The Professional Practice and Legal Writing Department program consists of a full-time Director and full-time Professors of Professional Practice devoted solely to teaching research, analysis, and writing in a legal context.

The department’s mission is to ensure that, by the end of the first year of law school, all students possess the fundamental research and writing skills needed to begin a clerkship position in a law practice setting. The students are required to complete research and writing exercises that expose them to legal resources in common law, federal law, and Louisiana law. This well-rounded experience readies every student to begin a clerkship in any state in the nation.

The first semester includes an introduction to legal research of primary and secondary sources using Westlaw, Lexis, and BloombergLaw and selected print materials. The research process is designed to introduce the students to sources of state law and federal law, and exposure to statutes, digests, reporters, treatises, law reviews and other materials. Library tours may be provided in small sections.

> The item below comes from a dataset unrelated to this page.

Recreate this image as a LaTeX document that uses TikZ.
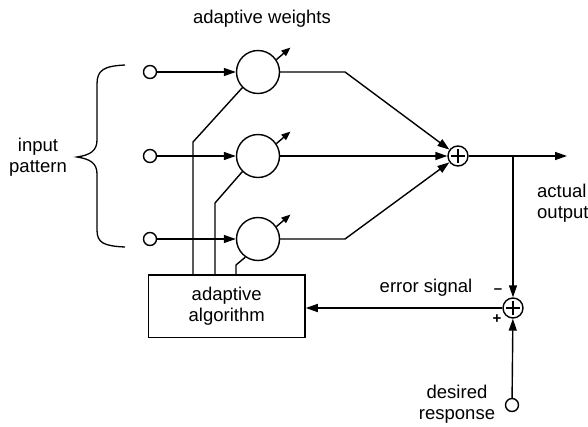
\documentclass[tikz,border=0pt]{standalone}
\usepackage{fontspec}
\setmainfont{Liberation Sans}
\usetikzlibrary{arrows.meta,calc}
\begin{document}
\begin{tikzpicture}[x=1pt,y=-1pt,
  line width=1.4pt,
  every node/.style={font=\fontsize{18.5}{20.5}\selectfont},
  tip/.style={-{Triangle[length=12pt,width=8pt]}},
  smalltip/.style={-{Triangle[length=9pt,width=7pt]}},
  port/.style={circle,draw,inner sep=0pt,minimum size=13pt},
  weight/.style={circle,draw,inner sep=0pt,minimum size=43pt},
  adder/.style={circle,draw,inner sep=0pt,minimum size=20pt,
    path picture={\draw[line width=1.1pt]
      ([xshift=-7pt]path picture bounding box.center) -- ([xshift=7pt]path picture bounding box.center)
      ([yshift=-7pt]path picture bounding box.center) -- ([yshift=7pt]path picture bounding box.center);}},
  block/.style={draw,minimum width=156.7pt,minimum height=62.3pt,align=center,inner sep=0pt},
  txt/.style={align=center,inner sep=0pt},
  sign/.style={inner sep=0pt,font=\fontsize{15}{15}\selectfont\bfseries}
]
\useasboundingbox (0,0) rectangle (588,426);

% input terminals
\node[port] (in1) at (150,72) {};
\node[port] (in2) at (150,156) {};
\node[port] (in3) at (150,239) {};

% adjustable weights
\node[weight] (w1) at (258,72) {};
\node[weight] (w2) at (258,156) {};
\node[weight] (w3) at (258,239) {};

% summing junctions
\node[adder] (sum) at (458,156) {};
\node[adder] (err) at (513,308) {};

% desired response terminal
\node[port] (des) at (512,405) {};

% adaptation block
\node[block] (alg) at (226.7,306.2) {adaptive\\algorithm};

% bend points
\coordinate (b1) at (345,72);
\coordinate (b3) at (345,239);
\coordinate (tap) at (513,156);
\coordinate (out) at (567,156);
\coordinate (f1) at (193,142);
\coordinate (f2) at (215,203);
\coordinate (f3) at (236,265);

% signal paths
\draw[tip] (in1) -- (w1);
\draw[tip] (in2) -- (w2);
\draw[tip] (in3) -- (w3);
\draw[tip] (w1) -- (b1) -- (sum);
\draw[tip] (w2) -- (sum);
\draw[tip] (w3) -- (b3) -- (sum);
\draw[tip] (sum) -- (out);
\draw[tip] (tap) -- (err);
\draw[tip] (des) -- (err);
\draw[tip] (err) -- (err -| alg.east);

% weight adjustment lines
\draw (w1.225) -- (f1) -- (f1 |- alg.north);
\draw (w2.225) -- (f2) -- (f2 |- alg.north);
\draw (w3.235) -- (f3) -- (f3 |- alg.north);

% adjustable markers
\draw[smalltip] (w1.34) -- ++(14,-12);
\draw[smalltip] (w2.34) -- ++(14,-12);
\draw[smalltip] (w3.34) -- ++(14,-12);

% brace grouping the inputs
\draw[line width=1.3pt] (125,65) .. controls (104,66) and (97,70) .. (97,84)
  -- (97,140) .. controls (97,151) and (90,155) .. (77,157)
  .. controls (90,159) and (97,163) .. (97,174)
  -- (97,230) .. controls (97,243) and (104,246) .. (125,247);

% labels
\node[txt] (ttl) at (262,19) {adaptive weights};
\node[txt] (ip) at (38,157) {input\\pattern};
\node[txt,align=left,anchor=west] (ao) at (536.5,203) {actual\\output};
\node[txt] (es) at (426,288) {error signal};
\node[txt] (dr) at (457,404) {desired\\response};
\node[sign] (mn) at (498,291) {\textendash};
\node[sign] (pl) at (497,319) {+};
\end{tikzpicture}
\end{document}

The students experience two rigorous writing experiences in this first semester as they prepare one state common law objective and predictive memorandum and then, for the final examination, prepare a lengthier federal law objective and predictive memorandum. The faculty review research paths or logs prepared by the students for each of the two assignments.

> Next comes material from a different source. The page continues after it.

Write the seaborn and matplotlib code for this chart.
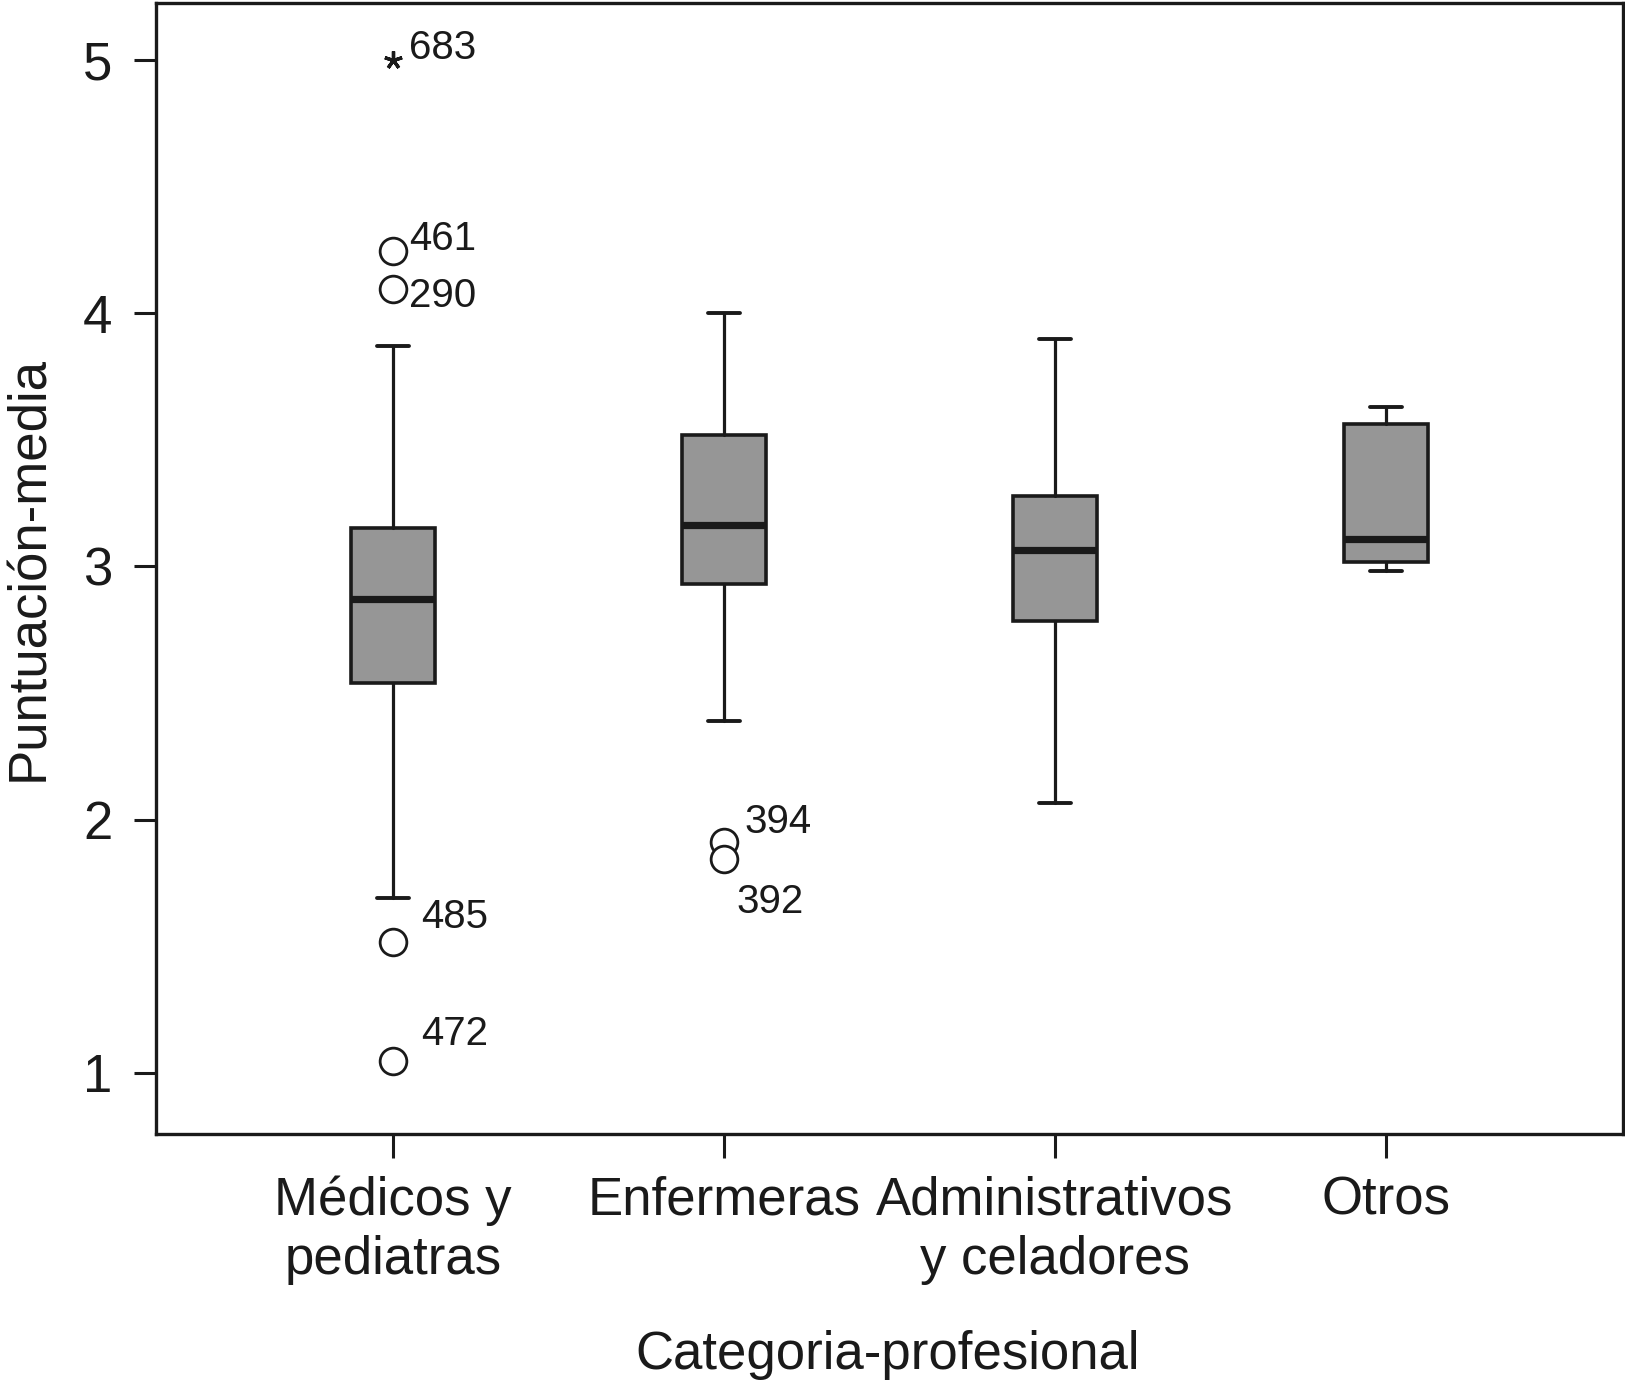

The second semester shifts from objective writing to persuasive writing and oral advocacy as well as introduces the students to research of civil law. Once again, the students must prepare a research path or log relative to the assignment. This research assignment requires use of both hard copy and electronic resources. Research education in this semester adds the dimension of tracking legislative history and locating legislative records to discern legislative intent. All students have a rigorous writing experience as they prepare an appellate brief for a “Moot Circuit Court of Appeal” in Louisiana. Additionally, the students are required to complete an appellate oral argument before a panel of judges based upon the submitted brief. Additional learning experiences include guest lecturers on oral advocacy and opportunities to attend oral arguments before the Louisiana First Circuit Court of Appeal.